In 2002 he became Dean of Templeton and Professor of Information Management in the University of Oxford. Until 2004 the President of the College was both Chairman of the Governing Body and Head of House. From 2004 Earl was Head of House. On 9 February 2005 his position was approved by The Queen-in-Council. He was also University's Chairman of Executive Education.
As Dean of Templeton, he led a major restructuring of business and management studies in Oxford and then led the merger between Templeton College and Green College. In 2008 he became Pro-Vice-Chancellor (Development and External Affairs) of the university and oversaw most of the active phase of Oxford's £1.3bn fundraising campaign. He retired in 2010 and is now Emeritus Professor of Information Management at Oxford.

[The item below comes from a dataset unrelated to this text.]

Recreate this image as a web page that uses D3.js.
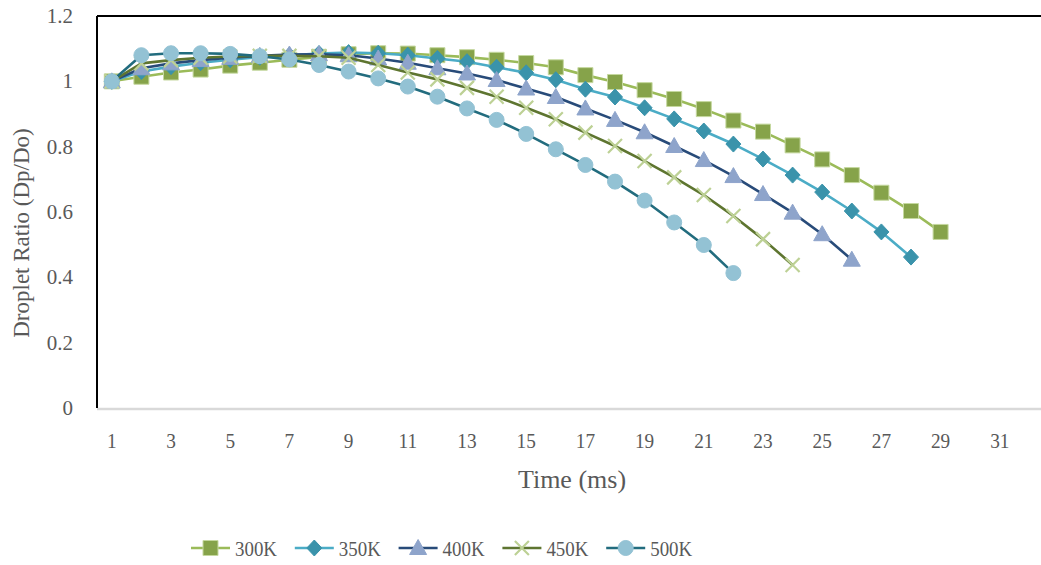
<!DOCTYPE html>
<html>
<head>
<meta charset="utf-8">
<script src="https://cdn.jsdelivr.net/npm/d3@7"></script>
<style>
  html, body { margin: 0; padding: 0; background: #fff; }
  svg { display: block; }
  text { font-family: "Liberation Serif", "Times New Roman", serif; fill: #595959; }
</style>
</head>
<body>
<svg id="chart" width="1041" height="565"></svg>
<script>
// Time categories (ms) and the x tick labels shown
const timeSteps = d3.range(1, 33);
const xTickLabels = [1, 3, 5, 7, 9, 11, 13, 15, 17, 19, 21, 23, 25, 27, 29, 31];
const yTickValues = [0, 0.2, 0.4, 0.6, 0.8, 1, 1.2];

// Droplet ratio Dp/Do per gas temperature, starting at t = 1 ms
const ratio300K = [1.0, 1.014, 1.027, 1.036, 1.048, 1.057, 1.066, 1.075, 1.083, 1.086, 1.085, 1.080, 1.074,
  1.066, 1.056, 1.043, 1.019, 0.998, 0.973, 0.946, 0.915, 0.880, 0.846, 0.804, 0.761, 0.713, 0.659, 0.603, 0.539];
const ratio350K = [1.0, 1.030, 1.045, 1.057, 1.066, 1.074, 1.080, 1.085, 1.088, 1.086, 1.080, 1.070, 1.060,
  1.043, 1.026, 1.005, 0.976, 0.952, 0.919, 0.885, 0.848, 0.808, 0.762, 0.713, 0.661, 0.603, 0.539, 0.462];
const ratio400K = [1.0, 1.040, 1.055, 1.065, 1.072, 1.078, 1.082, 1.083, 1.080, 1.070, 1.057, 1.040, 1.024,
  1.004, 0.978, 0.952, 0.917, 0.882, 0.844, 0.802, 0.759, 0.710, 0.655, 0.598, 0.532, 0.454];
const ratio450K = [1.0, 1.055, 1.065, 1.072, 1.076, 1.078, 1.078, 1.077, 1.072, 1.050, 1.027, 1.006, 0.980,
  0.953, 0.919, 0.884, 0.843, 0.802, 0.756, 0.706, 0.652, 0.588, 0.517, 0.438];
const ratio500K = [1.0, 1.080, 1.086, 1.086, 1.084, 1.077, 1.067, 1.050, 1.030, 1.009, 0.984, 0.953, 0.917,
  0.882, 0.839, 0.792, 0.744, 0.693, 0.635, 0.568, 0.499, 0.413];

const seriesNames = ["300K", "350K", "400K", "450K", "500K"];
const seriesValues = [ratio300K, ratio350K, ratio400K, ratio450K, ratio500K];

// Styling per series: line colour, marker fill, marker shape
const styles = [
  { line: "#9bbb59", fill: "#86a34a", stroke: "#c5d89f", shape: "square" },
  { line: "#4bacc6", fill: "#3a93ab", stroke: "#3a93ab", shape: "diamond" },
  { line: "#284b79", fill: "#8ea4cb", stroke: "#8ea4cb", shape: "triangle" },
  { line: "#5e7530", fill: "none",    stroke: "#bdd195", shape: "x" },
  { line: "#226c7e", fill: "#93c2d4", stroke: "#93c2d4", shape: "circle" }
];

const plot = { left: 97, top: 16, bottom: 408 };
plot.right = plot.left + timeSteps.length * 29.6;

const svg = d3.select("#chart");

const x = d3.scaleBand().domain(timeSteps).range([plot.left, plot.right]);
const xc = t => x(t) + x.bandwidth() / 2;
const y = d3.scaleLinear().domain([0, 1.2]).range([plot.bottom, plot.top]);

// Marker path generator, centred on the origin
function markerPath(shape) {
  const p = d3.path();
  if (shape === "square") {
    p.rect(-7.5, -7.5, 15, 15);
  } else if (shape === "diamond") {
    p.moveTo(0, -8); p.lineTo(7.5, 0); p.lineTo(0, 8); p.lineTo(-7.5, 0); p.closePath();
  } else if (shape === "triangle") {
    p.moveTo(0, -8.5); p.lineTo(8.5, 6.5); p.lineTo(-8.5, 6.5); p.closePath();
  } else if (shape === "x") {
    p.moveTo(-7, -7); p.lineTo(7, 7); p.moveTo(7, -7); p.lineTo(-7, 7);
  } else {
    p.arc(0, 0, 7.5, 0, 2 * Math.PI);
  }
  return p.toString();
}

function drawMarker(g, st) {
  return g.append("path")
    .attr("d", markerPath(st.shape))
    .attr("fill", st.fill)
    .attr("stroke", st.stroke)
    .attr("stroke-width", st.shape === "x" ? 2.2 : 1);
}

// Text placed at (px, py), optionally narrowed horizontally
function label(parent, px, py, str, anchor, size, squeeze = 1) {
  return parent.append("text")
    .attr("transform", `translate(${px},${py}) scale(${squeeze},1)`)
    .attr("text-anchor", anchor)
    .attr("font-size", size)
    .text(str);
}

// Axis frame: grey category axis, black left and top edges
svg.append("line")
  .attr("x1", plot.left).attr("x2", 1041)
  .attr("y1", plot.bottom + 1).attr("y2", plot.bottom + 1)
  .attr("stroke", "#d9d9d9").attr("stroke-width", 2.5);
svg.append("line")
  .attr("x1", plot.left).attr("x2", plot.left)
  .attr("y1", plot.top).attr("y2", plot.bottom)
  .attr("stroke", "#000").attr("stroke-width", 2);
svg.append("line")
  .attr("x1", plot.left).attr("x2", 1041)
  .attr("y1", plot.top).attr("y2", plot.top)
  .attr("stroke", "#000").attr("stroke-width", 2);

// Y tick labels (right-aligned, no tick marks)
const yTicks = svg.append("g").attr("class", "y-ticks");
yTickValues.forEach(v => {
  label(yTicks, plot.left - 24, y(v) + 7, d3.format("")(v), "end", 21);
});

// X tick labels on every other category
const xTicks = svg.append("g").attr("class", "x-ticks");
xTickLabels.forEach(t => {
  label(xTicks, xc(t), plot.bottom + 40, String(t), "middle", 21, 0.92);
});

// Axis titles
label(svg, 572, 488, "Time (ms)", "middle", 26);
svg.append("text")
  .attr("transform", "translate(29,233) rotate(-90)")
  .attr("text-anchor", "middle").attr("font-size", 23)
  .text("Droplet Ratio (Dp/Do)");

// Series lines and markers
const line = d3.line().x(d => xc(d.t)).y(d => y(d.v));
seriesValues.forEach((vals, i) => {
  const st = styles[i];
  const pts = vals.map((v, k) => ({ t: timeSteps[k], v }));
  const g = svg.append("g").attr("class", "series");
  g.append("path").datum(pts)
    .attr("d", line)
    .attr("fill", "none")
    .attr("stroke", st.line)
    .attr("stroke-width", 2.6)
    .attr("stroke-linejoin", "round");
  pts.forEach(p => {
    const mg = g.append("g").attr("transform", `translate(${xc(p.t)},${y(p.v)})`);
    drawMarker(mg, st);
  });
});

// Legend along the bottom
const legendY = 548;
const legendX0 = 191;
const legendStep = 103.8;
seriesNames.forEach((name, i) => {
  const st = styles[i];
  const g = svg.append("g").attr("transform", `translate(${legendX0 + i * legendStep},${legendY})`);
  g.append("line").attr("x1", 0).attr("x2", 39).attr("y1", 0).attr("y2", 0)
    .attr("stroke", st.line).attr("stroke-width", 2.6);
  const mg = g.append("g").attr("transform", "translate(19.5,0)");
  drawMarker(mg, st);
  label(g, 44, 8, name, "start", 22, 0.86);
});
</script>
</body>
</html>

He is one of the founders of the annual Emerging Markets Symposium at Green Templeton College. His current research is on IT in mergers and acquisitions and on information strategy. He is a trustee of the Oxford Philharmonic (symphony orchestra), serves on the Finance Board of the Diocese of Gloucester, and is involved with other voluntary and charitable organisations.

== Selected publications ==
- Books
- Earl, Michael J. Management strategies for information technology. Prentice-Hall, Inc., 1989.
- Earl, Michael J. " Perspectives on Management" Oxford University Press, 1983 (and others)

- Articles, a selection
- Earl, Michael J., Sampler, J. L., and J. E. Short "Strategies for Business Process Reengineering ", Journal of Management Information Systems: Evidence from Field Studies, Journal of Management Information Systems, Vol 12 No 1, Summer 1995
- Earl, M. J. and Bensaou, M. "The Right Mindset for Managing Information Technology", Harvard Business Review, Sept- Oct 1998
- Cash, J. I., Earl, M. J. and R. Morison "Teaming Up to Crack Innovation and Enterprise Integration", Harvard Business Review, Nov 2008
- Earl, Michael J. "Knowledge Management Strategies: Toward a Taxonomy", Journal of Management Information Systems, Summer 2001
- Earl, Michael J. and D. Feeny, "is your CIO Adding Value?" Sloan Management Review, Vol 35, No 3, Spring 1994
- Earl, Michael J. "The new and the old of business process redesign." The Journal of Strategic Information Systems 3.1 (1994): 5-22.
- Earl, Michael J. "Experiences in strategic information systems planning." MIS Quarterly 17.1 (1993): 1-24.
- Rockart, John F., Michael J. Earl, and Jeanne W. Ross. "Eight imperatives for the new IT organization." Sloan management review 38.1 (1996): 43-55.
- Earl, Michael J., and Ian A. Scott. "What is a chief knowledge officer." Sloan management review 40.2 (1999): 29-38.
- Earl, Michael J. "The risks of outsourcing IT." Sloan management review 37.3 (2012).